No, I hope not. I hope that we can assign "observer status" to certain states by a natural phenomenon (namely stability over time against environmental interaction) ; these states are then "memory states". And we can then investigate how they arise in a specific process.
As I said, I don't know how much "needs to be put in by hand" and how much is "generated naturally", but at least there is some hope to generate it naturally, while in RQM, it is, from the start, put in by hand. So you can't possibly object to that!

Einstein faced an analogous problem in GR when he conceived the hole argument. But he had the advantage of tensors whose equations remain stable when you vary the coordinate system. Unfortunately, spinors don't behave that way.

I don't know if they don't behave that way, when environmental interactions are taken into account. If we believe the decoherence guys, things surely seem to turn out that way.
 
  • #51
Farsight said:
For me though there's a big leap between this and MWI. It comes from the meaning of "Universe". This word is of Greek origin, comprising Uni as in unicycle, and verse like in vice versa.

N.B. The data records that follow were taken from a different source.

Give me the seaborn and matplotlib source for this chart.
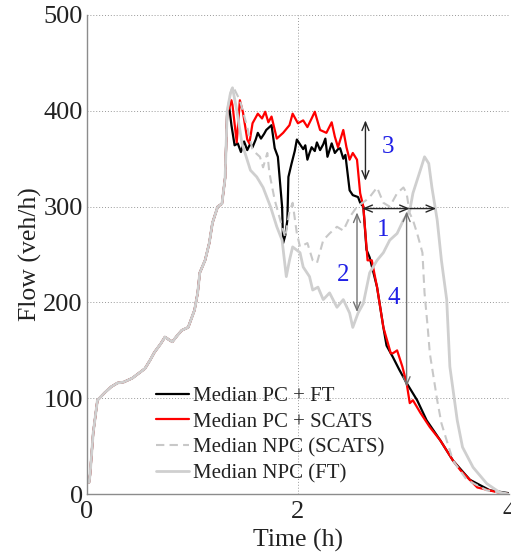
import numpy as np
import pandas as pd
import seaborn as sns
import matplotlib.pyplot as plt

# shared rising part (all four runs coincide until ~1.33 h)
rise_t = [0.02, 0.03, 0.06, 0.10, 0.17, 0.23, 0.29, 0.35, 0.39, 0.43, 0.49, 0.55, 0.60, 0.64,
          0.70, 0.74, 0.78, 0.81, 0.86, 0.90, 0.96, 1.02, 1.05, 1.07, 1.12, 1.16, 1.19, 1.24,
          1.28, 1.31, 1.33]
rise_y = [12, 20, 64, 98, 106, 112, 116, 117, 119, 121, 126, 131, 140, 148,
          157, 164, 161, 159, 166, 171, 174, 192, 210, 231, 244, 262, 283, 300,
          303, 330, 400]

# Median PC + FT
pcft_t = [1.35, 1.37, 1.40, 1.43, 1.46, 1.49, 1.52, 1.55, 1.57, 1.60, 1.62, 1.65, 1.68, 1.70,
          1.73, 1.75, 1.78, 1.81, 1.85, 1.86, 1.88, 1.90, 1.91, 1.94, 1.97, 1.99, 2.02, 2.05,
          2.07, 2.09, 2.11, 2.13, 2.16, 2.18, 2.21, 2.24, 2.26, 2.28, 2.32, 2.35, 2.38, 2.40,
          2.43, 2.45, 2.49, 2.52, 2.57, 2.59, 2.62, 2.65, 2.68, 2.75, 2.81, 2.84, 2.90, 2.96,
          3.03, 3.13, 3.22, 3.35, 3.47, 3.63, 3.82, 4.00]
pcft_y = [403, 385, 364, 366, 357, 368, 359, 366, 362, 370, 377, 371, 376, 380,
          383, 385, 361, 352, 300, 262, 270, 286, 331, 345, 358, 370, 365, 360,
          364, 349, 356, 362, 358, 367, 359, 365, 371, 352, 366, 356, 360, 361,
          350, 354, 317, 312, 310, 304, 300, 255, 247, 216, 174, 155, 143, 130,
          116, 98, 77, 56, 35, 15, 4, 1]

# Median PC + SCATS
pcsc_t = [1.35, 1.37, 1.38, 1.42, 1.45, 1.48, 1.52, 1.54, 1.57, 1.62, 1.66, 1.69, 1.72, 1.75,
          1.80, 1.86, 1.92, 1.95, 2.00, 2.05, 2.09, 2.13, 2.16, 2.21, 2.27, 2.32, 2.35, 2.38,
          2.43, 2.46, 2.49, 2.52, 2.56, 2.59, 2.62, 2.66, 2.70, 2.75, 2.81, 2.88, 2.90, 2.94,
          2.99, 3.03, 3.06, 3.09, 3.16, 3.25, 3.35, 3.47, 3.54, 3.70, 3.89, 4.00]
pcsc_y = [403, 411, 406, 367, 411, 398, 370, 366, 387, 397, 392, 399, 388, 394,
          371, 377, 385, 397, 387, 390, 383, 392, 399, 380, 377, 388, 373, 362,
          380, 362, 349, 356, 349, 314, 300, 244, 244, 216, 174, 147, 147, 150,
          133, 116, 95, 98, 85, 70, 56, 35, 25, 7, 2, 0]

# Median NPC (SCATS)
npcsc_t = [1.36, 1.38, 1.40, 1.45, 1.52, 1.57, 1.64, 1.67, 1.71, 1.73, 1.78, 1.85, 1.88, 1.92,
           1.95, 1.99, 2.02, 2.09, 2.14, 2.18, 2.24, 2.30, 2.37, 2.43, 2.49, 2.56, 2.65, 2.68,
           2.75, 2.81, 2.87, 2.94, 3.00, 3.03, 3.06, 3.09, 3.13, 3.18, 3.20, 3.23, 3.25, 3.32,
           3.36, 3.41, 3.47, 3.60, 3.79, 4.00]
npcsc_y = [418, 425, 422, 411, 383, 359, 352, 341, 356, 335, 307, 279, 268, 295,
           304, 272, 258, 262, 244, 241, 265, 272, 279, 275, 289, 300, 307, 310,
           320, 304, 300, 314, 320, 314, 293, 286, 272, 252, 210, 174, 147, 98,
           74, 56, 35, 15, 4, 0]

# Median NPC (FT)
npcft_t = [1.36, 1.38, 1.42, 1.47, 1.55, 1.61, 1.67, 1.74, 1.80, 1.85, 1.89, 1.92, 1.95, 2.02,
           2.05, 2.11, 2.14, 2.19, 2.24, 2.30, 2.37, 2.43, 2.49, 2.52, 2.57, 2.62, 2.68, 2.75,
           2.81, 2.87, 2.94, 3.00, 3.06, 3.09, 3.16, 3.20, 3.24, 3.27, 3.32, 3.36, 3.41, 3.44,
           3.51, 3.56, 3.66, 3.79, 3.91, 4.00]
npcft_y = [418, 424, 401, 366, 338, 331, 320, 300, 279, 265, 227, 244, 258, 252,
           237, 227, 213, 216, 203, 210, 195, 203, 189, 174, 189, 199, 231, 244,
           252, 265, 272, 286, 296, 314, 338, 352, 345, 320, 286, 244, 203, 133,
           77, 49, 28, 11, 2, 0]

series = [
    ("Median PC + FT", pcft_t, pcft_y, dict(color="black", lw=1.6, ls="-")),
    ("Median PC + SCATS", pcsc_t, pcsc_y, dict(color="#ff0000", lw=1.6, ls="-")),
    ("Median NPC (SCATS)", npcsc_t, npcsc_y, dict(color="#c8c8c8", lw=1.5, ls=(0, (4, 2.5)))),
    ("Median NPC (FT)", npcft_t, npcft_y, dict(color="#cfcfcf", lw=2.0, ls="-")),
]

sns.set_style("white")
plt.rcParams['font.family'] = ['Liberation Serif', 'DejaVu Serif']

fig = plt.figure(figsize=(5.11, 5.54), dpi=100)
ax = fig.add_axes([0.170, 0.108, 0.826, 0.865])

for name, t, y, st in series:
    df = pd.DataFrame({"t": rise_t + t, "flow": rise_y + y})
    sns.lineplot(data=df, x="t", y="flow", ax=ax, label=name, color=st["color"],
                 linewidth=st["lw"], linestyle=st["ls"], estimator=None, sort=False)

ax.set_xlim(0, 4)
ax.set_ylim(0, 500)
ax.set_xticks([0, 2, 4])
ax.set_yticks([0, 100, 200, 300, 400, 500])
ax.grid(True, linestyle=(0, (1, 2)), color="0.6", linewidth=0.7)
ax.set_axisbelow(True)
sns.despine(ax=ax)
for s in ["left", "bottom"]:
    ax.spines[s].set_color("0.55")
    ax.spines[s].set_linewidth(1.0)
ax.tick_params(direction="in", length=3, colors="0.55", labelcolor="#222222", labelsize=19)
ax.tick_params(axis="x", pad=5)
ax.tick_params(axis="y", pad=3)
ax.set_xlabel("Time (h)", fontsize=18.5, color="#222222", labelpad=4)
ax.set_ylabel("Flow (veh/h)", fontsize=18.5, color="#222222", labelpad=1)

# annotations
ap = dict(arrowstyle="<->,head_length=0.6,head_width=0.25", color="0.15", lw=1.0,
          shrinkA=0, shrinkB=0)
ap_grey = dict(ap, color="0.45")
ax.annotate("", xy=(2.61, 298), xytext=(3.06, 298), arrowprops=ap)
ax.annotate("", xy=(3.31, 298), xytext=(3.06, 298),
            arrowprops=dict(ap, arrowstyle="->,head_length=0.6,head_width=0.25"))
ax.annotate("", xy=(2.56, 294), xytext=(2.56, 190), arrowprops=ap_grey)
ax.annotate("", xy=(2.64, 390), xytext=(2.64, 327), arrowprops=ap)
ax.annotate("", xy=(3.03, 295), xytext=(3.03, 112), arrowprops=ap_grey)
lab = dict(color="#2020e6", fontsize=18, ha="center", va="center")
ax.text(2.81, 276, "1", **lab)
ax.text(2.43, 229, "2", **lab)
ax.text(2.85, 362, "3", **lab)
ax.text(2.91, 205, "4", **lab)

leg = ax.legend(loc="lower left", bbox_to_anchor=(0.145, 0.005), frameon=False, fontsize=15,
                handlelength=1.55, handletextpad=0.2, labelspacing=0.3, borderaxespad=0)
for t in leg.get_texts():
    t.set_color("#222222")

fig.savefig("out.png", dpi=100)
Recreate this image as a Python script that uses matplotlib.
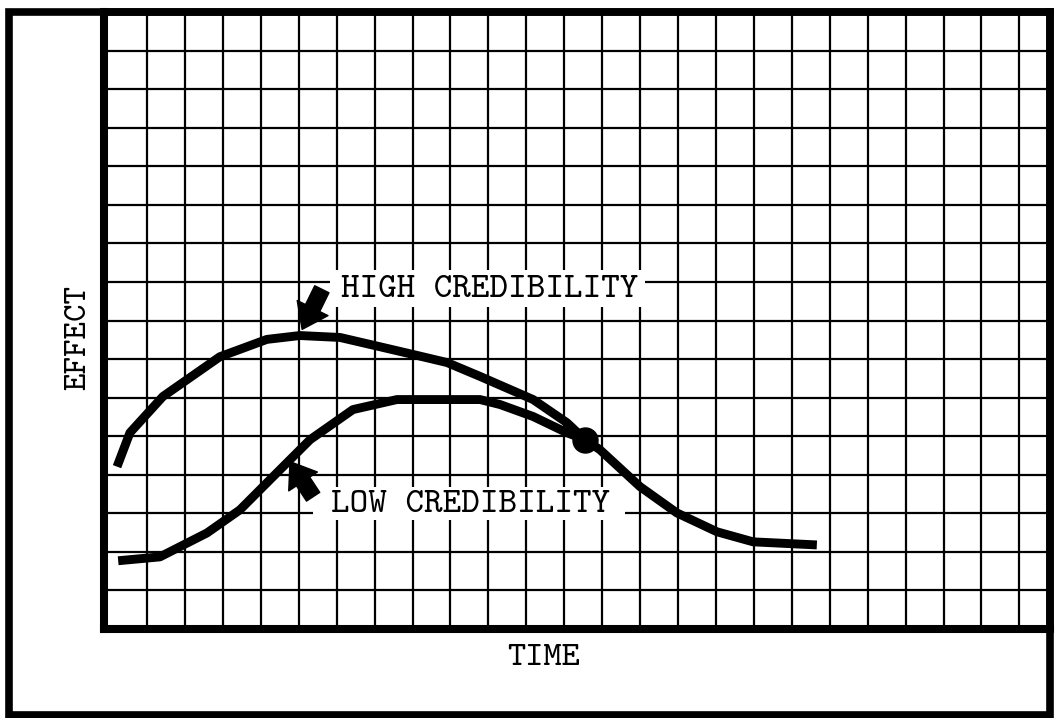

It means "turned into one", which equates to "everything". So when I read "parallel universe" or "many worlds" the phrase "many everythings" jumps into my head, and I don't get off first base.

That's because you take the colloquial terminology too litterally.
In MWI, there are no "multiple worlds", there is one world (described by the unitary structure made up of the wavefunction/unitary time evolution operator), and there are observers which are states and of which there are very similar copies around, all in slightly (or seriously) different "states of experience".
So MWI should in fact be called "single world with observer experiences which make those observers think they are in a single subworld like they used to think of the entire world classically, but which are in fact different facets of the same, single quantum world" interpretation.